We pass the value in the case_sensitive
variable to the Config
instance so
the run
function can read that value and decide whether to call search
or
search_case_insensitive
, as we implemented in Listing 12-22.
Let’s give it a try! First, we’ll run our program without the environment
variable set and with the query to
, which should match any line that contains
the word “to” in all lowercase:
$ cargo run to poem.txt
Compiling minigrep v0.1.0 (file:///projects/minigrep)

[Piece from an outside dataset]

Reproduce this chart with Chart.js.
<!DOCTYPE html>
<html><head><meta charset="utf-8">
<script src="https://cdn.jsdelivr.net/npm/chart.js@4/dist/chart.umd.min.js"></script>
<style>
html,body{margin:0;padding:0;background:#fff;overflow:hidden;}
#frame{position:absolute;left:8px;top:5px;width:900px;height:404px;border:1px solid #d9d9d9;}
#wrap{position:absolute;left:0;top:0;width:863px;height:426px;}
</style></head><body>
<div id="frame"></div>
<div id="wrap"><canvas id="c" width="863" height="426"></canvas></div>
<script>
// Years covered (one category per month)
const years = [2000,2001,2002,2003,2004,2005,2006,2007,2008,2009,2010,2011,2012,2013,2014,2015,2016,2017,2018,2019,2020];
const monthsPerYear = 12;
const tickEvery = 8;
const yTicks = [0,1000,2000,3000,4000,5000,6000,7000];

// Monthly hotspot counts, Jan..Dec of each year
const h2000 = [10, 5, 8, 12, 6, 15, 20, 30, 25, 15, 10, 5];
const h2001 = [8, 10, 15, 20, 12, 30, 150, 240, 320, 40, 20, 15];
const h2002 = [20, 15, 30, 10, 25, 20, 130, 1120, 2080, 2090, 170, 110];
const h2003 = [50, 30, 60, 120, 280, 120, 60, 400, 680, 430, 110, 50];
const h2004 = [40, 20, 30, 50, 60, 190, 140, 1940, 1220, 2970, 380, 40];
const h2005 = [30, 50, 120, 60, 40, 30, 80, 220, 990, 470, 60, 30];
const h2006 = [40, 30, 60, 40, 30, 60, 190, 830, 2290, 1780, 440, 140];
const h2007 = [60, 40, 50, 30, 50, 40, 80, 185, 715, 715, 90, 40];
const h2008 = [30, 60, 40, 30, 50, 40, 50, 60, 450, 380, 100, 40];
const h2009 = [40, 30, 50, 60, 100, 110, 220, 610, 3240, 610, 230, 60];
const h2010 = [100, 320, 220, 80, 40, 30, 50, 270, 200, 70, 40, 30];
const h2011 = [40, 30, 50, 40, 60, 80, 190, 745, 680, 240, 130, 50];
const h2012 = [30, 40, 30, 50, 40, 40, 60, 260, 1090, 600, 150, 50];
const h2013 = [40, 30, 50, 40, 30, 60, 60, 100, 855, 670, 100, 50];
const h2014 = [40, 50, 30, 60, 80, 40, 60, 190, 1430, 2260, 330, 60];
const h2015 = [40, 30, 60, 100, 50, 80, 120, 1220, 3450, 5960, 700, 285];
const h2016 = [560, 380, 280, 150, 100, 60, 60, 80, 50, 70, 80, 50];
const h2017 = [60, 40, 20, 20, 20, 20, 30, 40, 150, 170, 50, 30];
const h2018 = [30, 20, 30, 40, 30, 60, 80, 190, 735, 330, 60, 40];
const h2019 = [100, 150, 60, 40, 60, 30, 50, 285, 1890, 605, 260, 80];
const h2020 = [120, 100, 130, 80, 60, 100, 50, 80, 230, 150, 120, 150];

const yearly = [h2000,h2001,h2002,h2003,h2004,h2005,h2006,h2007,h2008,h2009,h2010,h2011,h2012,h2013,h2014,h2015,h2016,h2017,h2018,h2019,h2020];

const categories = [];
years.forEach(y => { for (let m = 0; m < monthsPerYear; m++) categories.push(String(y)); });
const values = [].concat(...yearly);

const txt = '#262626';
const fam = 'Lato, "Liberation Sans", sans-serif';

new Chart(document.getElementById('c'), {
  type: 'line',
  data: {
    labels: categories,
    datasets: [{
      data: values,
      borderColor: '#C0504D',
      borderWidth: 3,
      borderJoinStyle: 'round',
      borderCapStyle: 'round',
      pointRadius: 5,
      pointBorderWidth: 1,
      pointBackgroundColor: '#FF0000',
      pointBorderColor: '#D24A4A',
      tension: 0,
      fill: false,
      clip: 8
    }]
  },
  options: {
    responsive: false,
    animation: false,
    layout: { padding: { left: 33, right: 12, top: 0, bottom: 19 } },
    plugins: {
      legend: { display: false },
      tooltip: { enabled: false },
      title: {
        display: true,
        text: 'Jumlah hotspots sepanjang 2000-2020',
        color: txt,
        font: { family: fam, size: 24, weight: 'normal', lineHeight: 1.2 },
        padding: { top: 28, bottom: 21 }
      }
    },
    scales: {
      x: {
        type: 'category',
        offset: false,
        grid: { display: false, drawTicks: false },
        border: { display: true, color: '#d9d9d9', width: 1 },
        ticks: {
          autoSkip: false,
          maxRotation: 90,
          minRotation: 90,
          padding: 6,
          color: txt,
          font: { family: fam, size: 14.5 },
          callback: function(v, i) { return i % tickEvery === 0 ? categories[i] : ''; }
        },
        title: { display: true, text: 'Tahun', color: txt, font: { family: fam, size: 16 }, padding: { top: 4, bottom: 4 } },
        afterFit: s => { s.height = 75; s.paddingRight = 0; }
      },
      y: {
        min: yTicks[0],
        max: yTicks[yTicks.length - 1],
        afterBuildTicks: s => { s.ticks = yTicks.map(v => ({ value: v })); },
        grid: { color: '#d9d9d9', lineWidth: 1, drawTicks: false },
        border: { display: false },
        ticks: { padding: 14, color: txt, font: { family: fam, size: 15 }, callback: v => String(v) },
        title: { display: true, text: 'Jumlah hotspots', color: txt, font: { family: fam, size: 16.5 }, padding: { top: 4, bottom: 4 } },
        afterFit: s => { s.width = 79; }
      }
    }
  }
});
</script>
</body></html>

Finished dev [unoptimized + debuginfo] target(s) in 0.0s
Running `target/debug/minigrep to poem.txt`
Are you nobody, too?
How dreary to be somebody!
Looks like that still works! Now, let’s run the program with CASE_INSENSITIVE
set to 1
but with the same query to
.
If you're using PowerShell, you will need to set the environment variable and run the program as separate commands:
PS> $Env:CASE_INSENSITIVE=1; cargo run to poem.txt
This will make CASE_INSENSITIVE
persist for the remainder of your shell
session. It can be unset with the Remove-Item
cmdlet:
PS> Remove-Item Env:CASE_INSENSITIVE
We should get lines that contain “to” that might have uppercase letters:
$ CASE_INSENSITIVE=1 cargo run to poem.txt
Finished dev [unoptimized + debuginfo] target(s) in 0.0s
Running `target/debug/minigrep to poem.txt`
Are you nobody, too?
How dreary to be somebody!
To tell your name the livelong day
To an admiring bog!
Excellent, we also got lines containing “To”! Our minigrep
program can now do
case-insensitive searching controlled by an environment variable. Now you know
how to manage options set using either command line arguments or environment
variables.
Some programs allow arguments and environment variables for the same configuration. In those cases, the programs decide that one or the other takes precedence. For another exercise on your own, try controlling case insensitivity through either a command line argument or an environment variable. Decide whether the command line argument or the environment variable should take precedence if the program is run with one set to case sensitive and one set to case insensitive.
The std::env
module contains many more useful features for dealing with
environment variables: check out its documentation to see what is available.